Before starting the internship, Ali had many prejudices about home care work, and even the intern’s friends wondered about his choice of internship place.
“After the first week, I was already surprised at how wrong I had been. This work is very interesting. I really like it a lot. I get to do very valuable and meaningful work and help elderly people. I feel like I could easily continue doing this in the future.”
Ali says that the atmosphere at the workplace is good, his colleagues are nice and knowledgeable and the clients seem to be happy in every respect.
“I can’t think of anything negative to say about this internship or about working in home care,” Ali adds.
“I got tired of sitting at the computer”
Ella Kahilahti, who like Ali is doing a home care internship in the spring, is studying to become a public health nurse and hopes to possibly work in health promotion in the future. Ella already has a second bachelor’s degree, but the desire to do mobile and people-oriented work inspired her to pursue a degree in health.
“I got tired of sitting at the computer. I wanted to help people and work more with other people. I was doing bookkeeping and realised that I would go crazy in that job if I just sat at home alone with a computer day after day.”
Like Ali, Ella had some prejudices about home care work, but they quickly dissipated. These prejudices were mainly related to the hectic nature of the work and the resulting constant pressure.
“I had heard that the situation in home care was very bad. It was therefore a positive surprise to find that it was not as bad as I had imagined. The situation was much better, and the days were calmer than I had thought in advance.”

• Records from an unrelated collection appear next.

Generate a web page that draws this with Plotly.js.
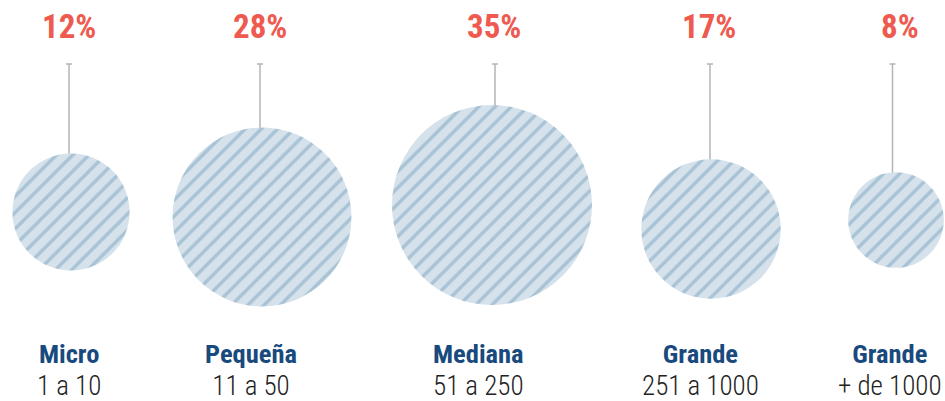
<!DOCTYPE html>
<html>
<head>
<meta charset="utf-8">
<script src="https://cdn.plot.ly/plotly-3.0.1.min.js"></script>
<style>html,body{margin:0;padding:0;background:#fff;}#chart{width:945px;height:401px;}</style>
</head>
<body>
<div id="chart"></div>
<script>
// ---- data ----
var categories = ["Micro", "Pequeña", "Mediana", "Grande", "Grande"];
var ranges = ["1 a 10", "11 a 50", "51 a 250", "251 a 1000", "+ de 1000"];
var shares = [12, 28, 35, 17, 8];
var shareLabels = ["12%", "28%", "35%", "17%", "8%"];

// ---- layout positions (pixels) ----
var W = 945, H = 401;
var circleCX = [71, 262, 492, 711, 896];
var circleCY = [212, 217, 205, 229, 220];
var boxHalf = [70, 100, 100, 80, 49];
var pctX = [69, 259.5, 494.5, 709, 899.5];
var lineX = [69, 260, 495, 710, 892.5];
var labelX = [69, 250.5, 478, 700, 890];
var lineTop = 64;

function px(x) { return x / W; }
function py(y) { return 1 - y / H; }

var RED = '#ef5a50', BLUE = '#184a7e', GREY = '#b5b5b5';
var FILL = '#d6e2eb', STRIPE = '#a8c3d5';

var traces = shares.map(function (v, i) {
  return {
    type: 'pie',
    values: [v],
    labels: [categories[i] + ' ' + ranges[i]],
    scalegroup: 'g',
    sort: false,
    textinfo: 'none',
    hoverinfo: 'skip',
    showlegend: false,
    marker: {
      colors: [FILL],
      line: {width: 0},
      pattern: {shape: '/', bgcolor: FILL, fgcolor: STRIPE, size: 11.5, solidity: 0.3}
    },
    domain: {
      x: [px(circleCX[i] - boxHalf[i]), px(circleCX[i] + boxHalf[i])],
      y: [py(circleCY[i] + boxHalf[i]), py(circleCY[i] - boxHalf[i])]
    }
  };
});

var annotations = [];
var shapes = [];
for (var i = 0; i < shares.length; i++) {
  annotations.push({
    xref: 'paper', yref: 'paper', x: px(pctX[i]), y: py(26.5),
    xanchor: 'center', yanchor: 'middle', showarrow: false,
    text: shareLabels[i],
    font: {family: 'Roboto Condensed, Liberation Sans Narrow, Roboto, sans-serif', size: 33, color: RED, weight: 700}
  });
  annotations.push({
    xref: 'paper', yref: 'paper', x: px(labelX[i]), y: 0, yshift: -3,
    xanchor: 'center', yanchor: 'bottom', showarrow: false, align: 'center',
    text: '<span style="font-size:26.5px;color:' + BLUE + '"><b>' + categories[i] + '</b></span>' +
          '<br><span style="font-size:27px">' + ranges[i] + '</span>',
    font: {family: 'Roboto Condensed, Roboto, sans-serif', size: 24.6, color: '#222222', weight: 300}
  });
  shapes.push({
    type: 'line', xref: 'paper', yref: 'paper', layer: 'below',
    x0: px(lineX[i]), x1: px(lineX[i]), y0: py(lineTop), y1: py(circleCY[i]),
    line: {color: GREY, width: 1.5}
  });
  shapes.push({
    type: 'line', xref: 'paper', yref: 'paper', layer: 'below',
    x0: px(lineX[i] - 3), x1: px(lineX[i] + 3), y0: py(lineTop), y1: py(lineTop),
    line: {color: GREY, width: 1.5}
  });
}

var layout = {
  width: W, height: H,
  margin: {l: 0, r: 0, t: 0, b: 0},
  paper_bgcolor: '#ffffff',
  plot_bgcolor: '#ffffff',
  showlegend: false,
  annotations: annotations,
  shapes: shapes
};

Plotly.newPlot('chart', traces, layout, {displayModeBar: false, staticPlot: true});
</script>
</body>
</html>
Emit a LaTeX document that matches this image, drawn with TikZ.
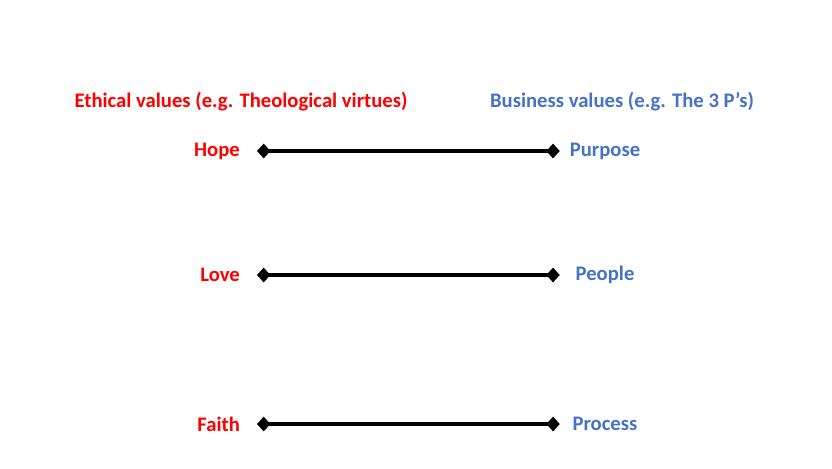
\documentclass[tikz,border=0pt]{standalone}
\usepackage{fontspec}
\setmainfont{Carlito}
\usepackage{tikz}
\usetikzlibrary{arrows.meta}
\definecolor{ethicred}{HTML}{FF0000}
\definecolor{bizblue}{HTML}{4472C4}

\begin{document}
\begin{tikzpicture}[x=0.025cm, y=-0.025cm, every node/.style={font=\bfseries\fontsize{14.7}{17}\selectfont}]
  \useasboundingbox (0,0) rectangle (832,468);

  % Headers
  \node[text=ethicred] (ethics) at (241, 102) {Ethical values (e.g. Theological virtues)};
  \node[text=bizblue] (business) at (622, 102) {Business values (e.g. The 3 P’s)};

  % Ethical values
  \node[text=ethicred, anchor=east, inner xsep=12pt] (hope) at (257, 151) {Hope};
  \node[text=ethicred, anchor=east, inner xsep=12pt] (love) at (257, 275) {Love};
  \node[text=ethicred, anchor=east, inner xsep=12pt] (faith) at (257, 424) {Faith};

  % Business values
  \node[text=bizblue, text width=56pt, align=center, inner xsep=4pt] (purpose) at (605, 151) {Purpose};
  \node[text=bizblue, text width=56pt, align=center, inner xsep=4pt] (people) at (605, 275) {People};
  \node[text=bizblue, text width=56pt, align=center, inner xsep=4pt] (process) at (605, 424) {Process};

  % Links
  \draw[line width=3pt, {Diamond[length=9.5pt,width=10.5pt]}-{Diamond[length=9.5pt,width=10.5pt]}] (hope) -- (purpose);
  \draw[line width=3pt, {Diamond[length=9.5pt,width=10.5pt]}-{Diamond[length=9.5pt,width=10.5pt]}] (love) -- (people);
  \draw[line width=3pt, {Diamond[length=9.5pt,width=10.5pt]}-{Diamond[length=9.5pt,width=10.5pt]}] (faith) -- (process);
\end{tikzpicture}
\end{document}
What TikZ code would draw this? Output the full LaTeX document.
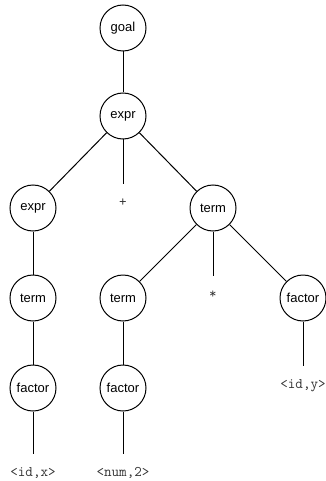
\documentclass[tikz,border=0pt]{standalone}
\usepackage{fontspec}
\setsansfont{Liberation Sans}

\tikzset{every picture/.style={line width=0.75pt}}
\tikzset{
	bubble/.style={draw, circle, minimum size=34.5pt, inner sep=0pt, font=\sffamily\fontsize{9.75}{11}\selectfont},
	leaf/.style={inner sep=0pt, text height=5pt, text depth=0pt, minimum height=28.5pt, text=black!80, font=\ttfamily\fontsize{11}{12}\selectfont}
}

\begin{document}
\begin{tikzpicture}[x=0.75pt,y=0.75pt,yscale=-1,xscale=1]
	\useasboundingbox (0,0) rectangle (325,481);

	% Inner Nodes
	\node[bubble] (goal) at (123,28) {goal};
	\node[bubble] (expr) at (123,116) {expr};
	\node[bubble] (exprL) at (33,208) {expr};
	\node[bubble] (termR) at (213,208) {term};
	\node[bubble] (termL) at (33,298) {term};
	\node[bubble] (termM) at (123,298) {term};
	\node[bubble] (factorR) at (303,298) {factor};
	\node[bubble] (factorL) at (33,388) {factor};
	\node[bubble] (factorM) at (123,388) {factor};

	% Text Node
	\node[leaf] (plus) at (123,203) {+};
	% Text Node
	\node[leaf] (star) at (213,295) {*};
	% Text Node
	\node[leaf] (idy) at (303,385) {<id,y>};
	% Text Node
	\node[leaf] (idx) at (33,473) {<id,x>};
	% Text Node
	\node[leaf] (num) at (123,473) {<num,2>};

	% Straight Lines
	\draw (goal) -- (expr);
	\draw (expr) -- (exprL);
	\draw (expr) -- (plus);
	\draw (expr) -- (termR);
	\draw (exprL) -- (termL);
	\draw (termL) -- (factorL);
	\draw (factorL) -- (idx);
	\draw (termR) -- (termM);
	\draw (termR) -- (star);
	\draw (termR) -- (factorR);
	\draw (termM) -- (factorM);
	\draw (factorM) -- (num);
	\draw (factorR) -- (idy);

\end{tikzpicture}
\end{document}
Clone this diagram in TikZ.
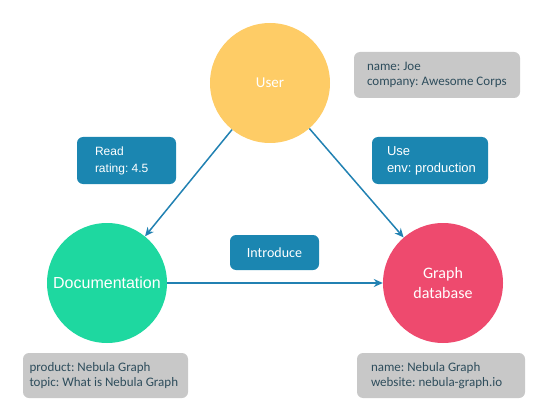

Ella calls for more positive talk about the health sector in general to attract more staff to the sector.
“If people everywhere, including in the media, are complaining that there are not enough workers in the sector, it will affect your ability to cope. Having a positive attitude might just help a little. Besides, positivity is contagious,” Ella points out.
Kandel Bhanu, who is studying to become a practical nurse, also joins the discussion. Working in home care is also attractive to him in the longer term. The internship has taught Kandel many new things. He describes being nervous at first about such things as treating the clients’ wounds, but even that has become routine by now.
He is particularly pleased with his nice colleagues, the good working atmosphere and the diverse tasks.
“I could definitely see myself doing this work in the future,” Kandel says.